Opera by Tobias Picker

An American Tragedy is an opera in two acts composed by Tobias Picker, with a libretto by Gene Scheer. This was Picker's fourth opera, written four years after the debut of Thérèse Raquin (also composed with Scheer). Based on the 1925 Theodore Dreiser novel, An American Tragedy, the opera was commissioned by the Metropolitan Opera, and premiered in New York City on December 2, 2005.

It received its West Coast premiere by the Santa Monica College Opera Theater in 2010, and was produced at the Glimmerglass Festival in 2014.

== Roles ==

| Role | Voice | Premier Cast, 2005 (Conductor: James Conlon) |
|---|---|---|
| Roberta Alden | Soprano | Patricia Racette |
| Sondra Finchley | Mezzo-Soprano | Susan Graham |
| Clyde Griffiths | Baritone | Nathan Gunn |
| Elvira Griffiths | Mezzo-Soprano | Dolora Zajick |
| Elizabeth Griffiths | Mezzo-Soprano | Jennifer Larmore |
| Bella Griffiths | Soprano | Jennifer Aylmer |
| Samuel Griffiths | Tenor | Kim Begley |
| Gilbert Griffiths | Tenor | William Burden |
| Orville Mason | Baritone | Richard Bernstein |
| Grace Marr | Soprano | Clare Gormley |
| Young Clyde | Boy Soprano | Graham Phillips |
| Hortense | Soprano | Anna Christy |

== Synopsis ==
This has been described as a progressive drama of temptation, responsibility, and faith. Clyde Griffiths, son of a Midwestern missionary, is a young man working as a bellhop in Chicago, where he flirts with young society women.
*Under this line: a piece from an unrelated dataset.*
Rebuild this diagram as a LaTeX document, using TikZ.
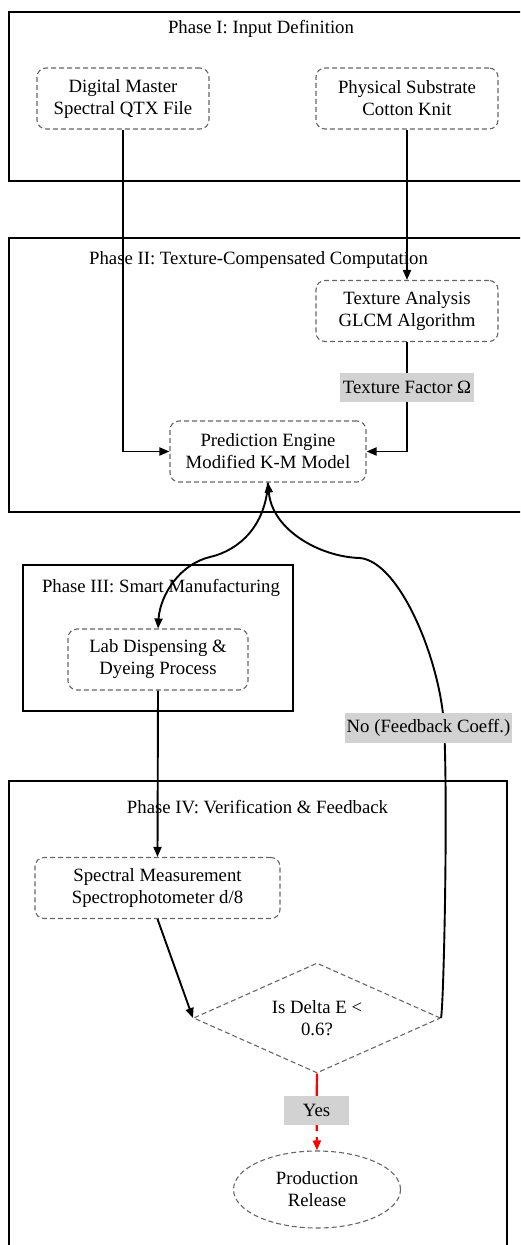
\documentclass[tikz,border=0pt]{standalone}
\usepackage{fontspec}
\setmainfont{Liberation Serif}
\usetikzlibrary{arrows.meta,shapes.geometric}
\tikzset{
    phase/.style={draw=black, line width=2.4pt},
    dashline/.style={draw=gray!80!black, dash pattern=on 5pt off 3pt, line width=1.1pt, align=center, inner sep=0pt},
    stepbox/.style={dashline, rounded corners=9pt, minimum height=61pt},
    flow/.style={line width=1.9pt, -{Triangle[length=10pt,width=8pt]}},
    tag/.style={fill=gray!35, inner sep=0pt, minimum height=29pt},
}
\begin{document}
\begin{tikzpicture}[x=1pt, y=-1pt, font=\fontsize{18.75}{22}\selectfont]
            \useasboundingbox (0,0) rectangle (520,1245);
            \clip (0,0) rectangle (520,1245);

            % 四个阶段的外框
            \draw[phase] (9,12) rectangle (530,181); % Phase I
            \draw[phase] (9,238) rectangle (530,512); % Phase II
            \draw[phase] (23,565) rectangle (293,711); % Phase III
            \draw[phase] (9,781) rectangle (507,1260); % Phase IV

            % 阶段标题
            \node (t1) at (261,28.5) {Phase I: Input Definition};
            \node (t2) at (258.5,260) {Phase II: Texture-Compensated Computation};
            \node (t3) at (161,588) {Phase III: Smart Manufacturing};
            \node (t4) at (257.5,807.5) {Phase IV: Verification \& Feedback};

            % 输入
            \node[stepbox, minimum width=172pt] (dm) at (123,98.5) {Digital Master\\Spectral QTX File};
            \node[stepbox, minimum width=182pt] (ps) at (407,98.5) {Physical Substrate\\Cotton Knit};

            % 计算
            \node[stepbox, minimum width=182pt] (ta) at (407,311) {Texture Analysis\\GLCM Algorithm};
            \node[stepbox, minimum width=196pt] (pe) at (268,451.5) {Prediction Engine\\Modified K-M Model};

            % 生产
            \node[stepbox, minimum width=180pt] (lab) at (158,659.5) {Lab Dispensing \&\\Dyeing Process};

            % 检验
            \node[stepbox, minimum width=245pt] (sm) at (157.5,888) {Spectral Measurement\\Spectrophotometer d/8};
            \node[dashline, diamond, aspect=2.25, minimum width=247pt, minimum height=110pt] (dec) at (317,1018) {Is Delta E <\\0.6?};
            \node[dashline, ellipse, minimum width=167pt, minimum height=77pt] (pr) at (317,1189.5) {Production\\Release};

            % 连线
            \draw[flow] (dm.south) |- (pe.west);
            \draw[flow] (ps.south) -- (ta.north);
            \draw[flow] (ta.south) |- (pe.east);
            \draw[flow] (pe.south) .. controls (266,525) and (240,550) .. (210,557)
                .. controls (180,564) and (160,595) .. (lab.north);
            \draw[flow] (lab.south) -- (sm.north);
            \draw[flow] (sm.south) -- (dec.west);

            % 反馈回路
            \draw[flow] (dec.east) .. controls (444,1000) and (448,800) .. (444,725)
                .. controls (440,660) and (400,562) .. (360,558)
                .. controls (320,557) and (272,530) .. (pe.south);

            % 标签
            \node[tag, minimum width=134pt] (omega) at (407,387.5) {Texture Factor Ω};
            \node[tag, minimum width=167pt, minimum height=30pt] (fb) at (428.5,728) {No (Feedback Coeff.)};
            \node[tag, minimum width=65pt] (yes) at (316.5,1110.5) {Yes};

            % 通过
            \draw[red, line width=2.2pt] (dec.south) -- (yes);
            \draw[red, line width=2.2pt, dash pattern=on 6pt off 6pt, -{Triangle[length=10pt,width=8pt]}] (yes) -- (pr.north);

        \end{tikzpicture}
\end{document}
He relocates to New York upon being offered a position in his Uncle Samuel's shirt factory. Wasting no time, he pursues one of the young workers there, Roberta Alden, after being warned not to by fellow workers. Clyde quickly moves on to a new love interest in Sondra Finchley. Before long, Clyde is juggling Roberta and Sondra, but Roberta soon confides that she is pregnant. Clyde believes his true love is Sondra, and feels resentful of Roberta, who hopes to marry him. Clyde schemes to rid himself of the burden of an unwanted lover with a child on the way.

== Note from the composer ==
"Based on a true story, Theodore Dreiser's novel An American Tragedy is one literature's great, universal subjects. The central character Clyde Griffiths is Everyman, and his dilemma is at the heart of the American experience, then as well as now. The people upon whom Dreiser's characters were based also echo throughout the pages of the entire opera. They are the haunting spirits that made the story and the writing of the music 'real' for me. The heart-breaking hand-written letters of Grace Brown, the tragic real life factory worker Dreiser brings us so painfully close to, inspired me to give them song as they are projected onto the stage in all their endless optimism and sorrow."